▶ [Data provided]:
################

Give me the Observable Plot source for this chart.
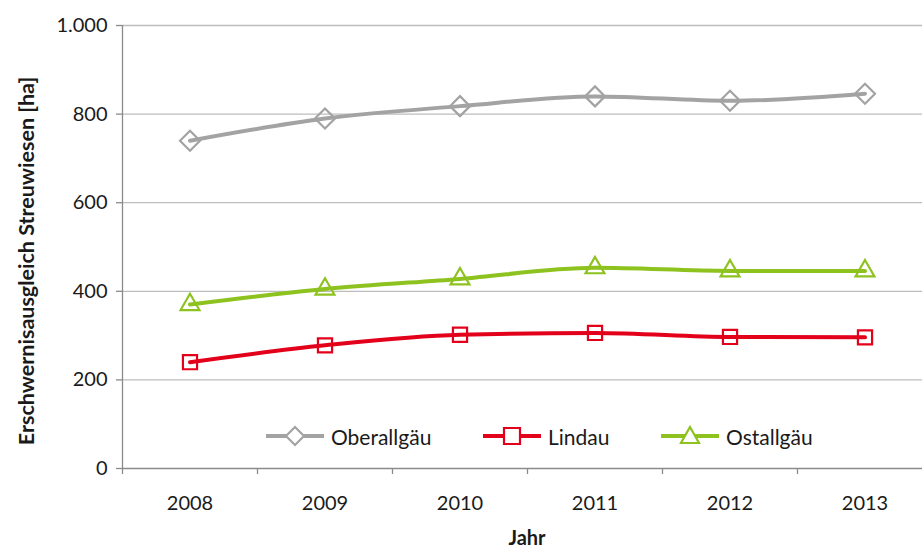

################

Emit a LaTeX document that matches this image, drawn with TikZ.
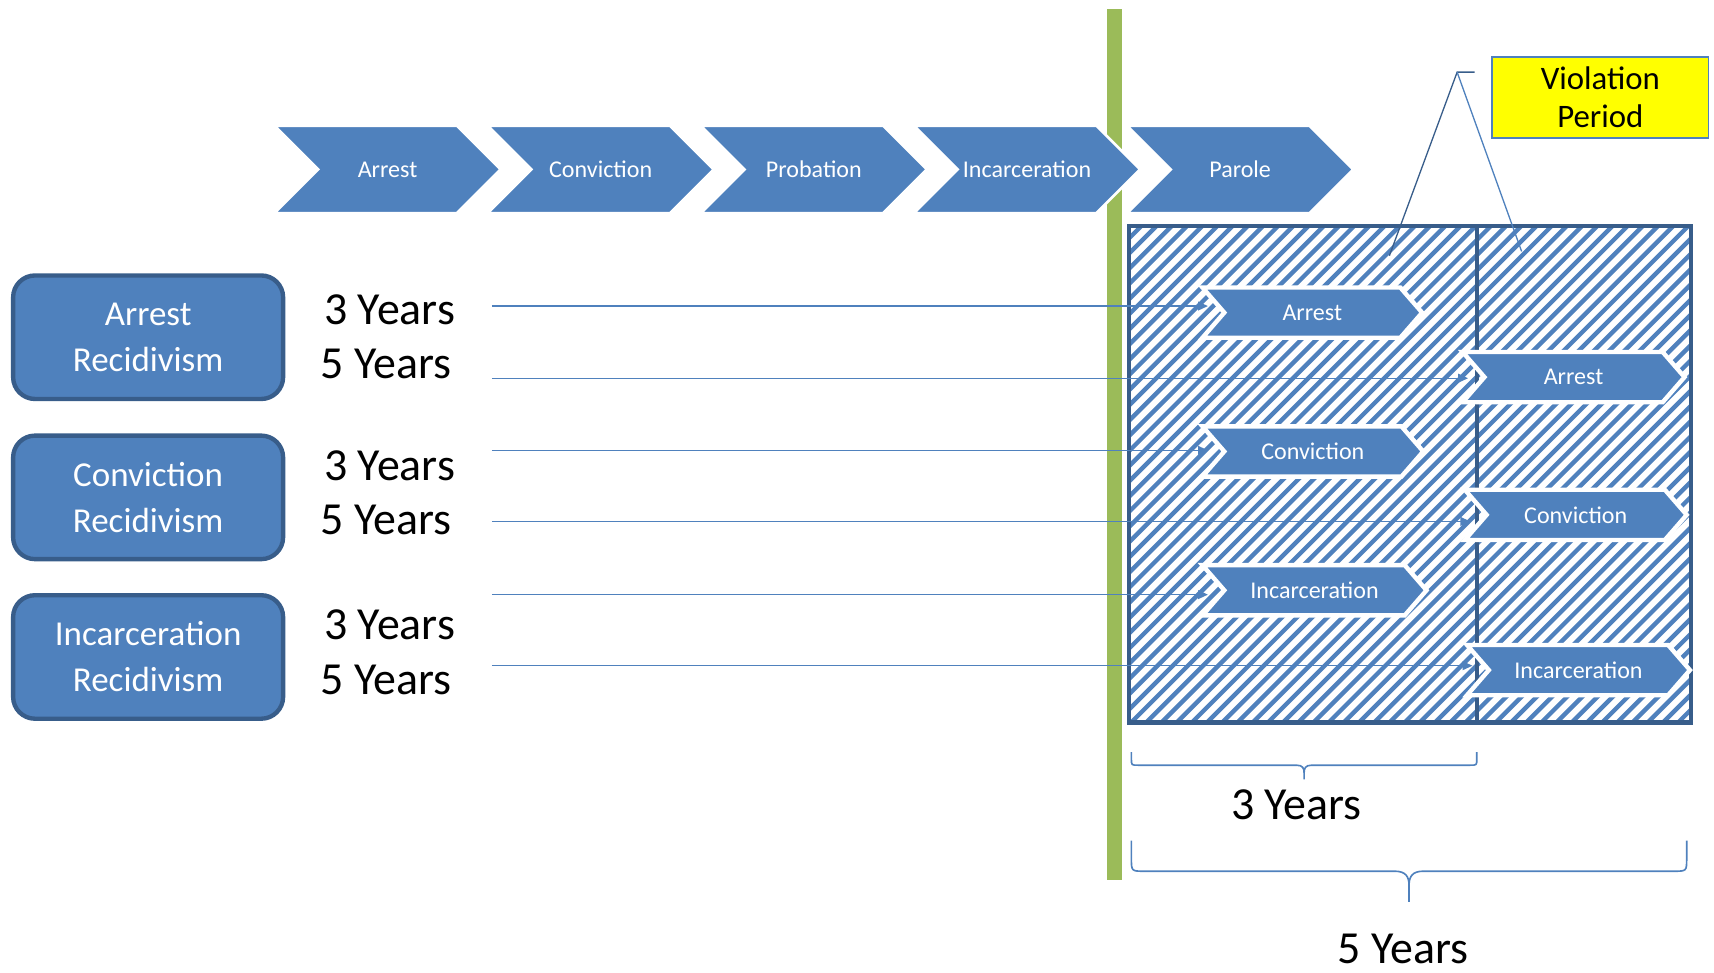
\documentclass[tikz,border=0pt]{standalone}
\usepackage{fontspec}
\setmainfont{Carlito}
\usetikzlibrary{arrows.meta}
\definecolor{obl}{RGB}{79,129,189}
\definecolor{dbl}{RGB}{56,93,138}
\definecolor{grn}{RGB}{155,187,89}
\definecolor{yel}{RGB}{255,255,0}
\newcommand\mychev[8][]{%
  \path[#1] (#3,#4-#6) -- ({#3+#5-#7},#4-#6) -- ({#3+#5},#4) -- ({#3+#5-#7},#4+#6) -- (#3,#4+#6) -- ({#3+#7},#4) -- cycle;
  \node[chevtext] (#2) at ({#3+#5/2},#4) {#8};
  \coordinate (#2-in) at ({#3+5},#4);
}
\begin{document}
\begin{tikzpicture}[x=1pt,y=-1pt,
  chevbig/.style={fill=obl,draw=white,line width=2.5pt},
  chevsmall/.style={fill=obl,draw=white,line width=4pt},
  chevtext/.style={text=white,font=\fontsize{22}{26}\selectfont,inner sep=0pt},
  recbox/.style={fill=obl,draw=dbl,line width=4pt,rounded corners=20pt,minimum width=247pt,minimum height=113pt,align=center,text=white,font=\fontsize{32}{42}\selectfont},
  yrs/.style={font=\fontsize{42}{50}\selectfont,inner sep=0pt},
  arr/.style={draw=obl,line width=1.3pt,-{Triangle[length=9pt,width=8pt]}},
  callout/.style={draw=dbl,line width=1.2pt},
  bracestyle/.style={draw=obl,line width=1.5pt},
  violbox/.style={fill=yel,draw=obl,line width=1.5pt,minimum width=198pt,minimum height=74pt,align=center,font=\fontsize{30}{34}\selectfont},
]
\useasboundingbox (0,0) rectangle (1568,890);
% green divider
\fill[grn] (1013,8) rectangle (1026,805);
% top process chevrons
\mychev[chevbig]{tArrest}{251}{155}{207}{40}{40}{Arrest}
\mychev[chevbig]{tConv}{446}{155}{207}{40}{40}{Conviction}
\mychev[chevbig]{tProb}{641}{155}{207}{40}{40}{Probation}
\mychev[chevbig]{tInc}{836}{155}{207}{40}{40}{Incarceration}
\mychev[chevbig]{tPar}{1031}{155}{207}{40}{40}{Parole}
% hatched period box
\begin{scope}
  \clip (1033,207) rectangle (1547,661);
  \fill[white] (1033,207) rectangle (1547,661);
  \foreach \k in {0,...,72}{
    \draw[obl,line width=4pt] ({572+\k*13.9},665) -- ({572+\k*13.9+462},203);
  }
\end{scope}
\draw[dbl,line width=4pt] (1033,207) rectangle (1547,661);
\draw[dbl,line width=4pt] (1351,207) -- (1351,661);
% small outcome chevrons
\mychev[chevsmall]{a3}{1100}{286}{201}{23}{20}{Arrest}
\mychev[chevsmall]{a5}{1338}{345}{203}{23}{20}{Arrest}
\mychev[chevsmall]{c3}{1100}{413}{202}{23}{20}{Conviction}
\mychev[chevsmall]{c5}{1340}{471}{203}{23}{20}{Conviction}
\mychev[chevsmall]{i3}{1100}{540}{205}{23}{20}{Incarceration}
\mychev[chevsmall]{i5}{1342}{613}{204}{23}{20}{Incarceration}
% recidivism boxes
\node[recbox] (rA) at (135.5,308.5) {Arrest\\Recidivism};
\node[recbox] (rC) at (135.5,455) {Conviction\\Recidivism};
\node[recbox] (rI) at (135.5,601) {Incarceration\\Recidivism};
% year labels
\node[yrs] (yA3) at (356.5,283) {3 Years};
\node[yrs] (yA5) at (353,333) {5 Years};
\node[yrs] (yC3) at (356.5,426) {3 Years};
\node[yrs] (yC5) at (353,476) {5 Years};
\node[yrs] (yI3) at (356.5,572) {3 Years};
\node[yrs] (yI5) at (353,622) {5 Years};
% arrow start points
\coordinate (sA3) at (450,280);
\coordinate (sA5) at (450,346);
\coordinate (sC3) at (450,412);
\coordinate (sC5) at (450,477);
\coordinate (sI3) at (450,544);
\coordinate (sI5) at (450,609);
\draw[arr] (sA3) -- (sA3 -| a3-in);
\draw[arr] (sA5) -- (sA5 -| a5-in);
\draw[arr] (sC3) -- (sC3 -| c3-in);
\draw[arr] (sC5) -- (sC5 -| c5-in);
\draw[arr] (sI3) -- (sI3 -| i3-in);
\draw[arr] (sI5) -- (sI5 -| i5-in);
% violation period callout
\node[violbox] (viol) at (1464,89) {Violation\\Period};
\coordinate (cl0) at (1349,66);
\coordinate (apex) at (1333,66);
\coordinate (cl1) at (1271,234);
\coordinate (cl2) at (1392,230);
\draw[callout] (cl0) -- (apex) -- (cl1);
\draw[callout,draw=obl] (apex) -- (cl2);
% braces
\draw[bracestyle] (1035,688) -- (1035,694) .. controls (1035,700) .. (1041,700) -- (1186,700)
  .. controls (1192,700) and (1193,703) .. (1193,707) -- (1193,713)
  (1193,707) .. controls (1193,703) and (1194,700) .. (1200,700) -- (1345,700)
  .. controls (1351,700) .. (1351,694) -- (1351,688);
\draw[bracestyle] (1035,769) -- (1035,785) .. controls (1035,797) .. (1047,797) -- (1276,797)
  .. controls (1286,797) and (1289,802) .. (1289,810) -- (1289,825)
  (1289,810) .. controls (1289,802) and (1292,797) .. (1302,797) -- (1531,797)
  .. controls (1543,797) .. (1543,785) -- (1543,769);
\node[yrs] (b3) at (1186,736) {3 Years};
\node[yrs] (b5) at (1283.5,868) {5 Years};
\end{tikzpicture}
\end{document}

################

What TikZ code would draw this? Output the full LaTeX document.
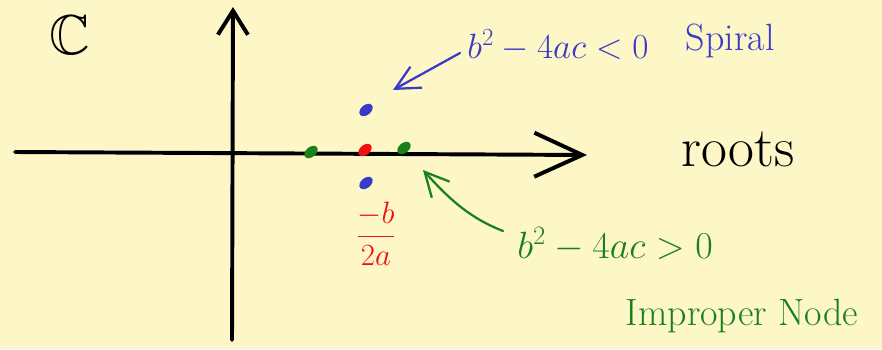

################

▶ [What to work on]: Determine the number of lines in the records that include the string "this", and respond with that number only.

▶ [Answer for the task]: 3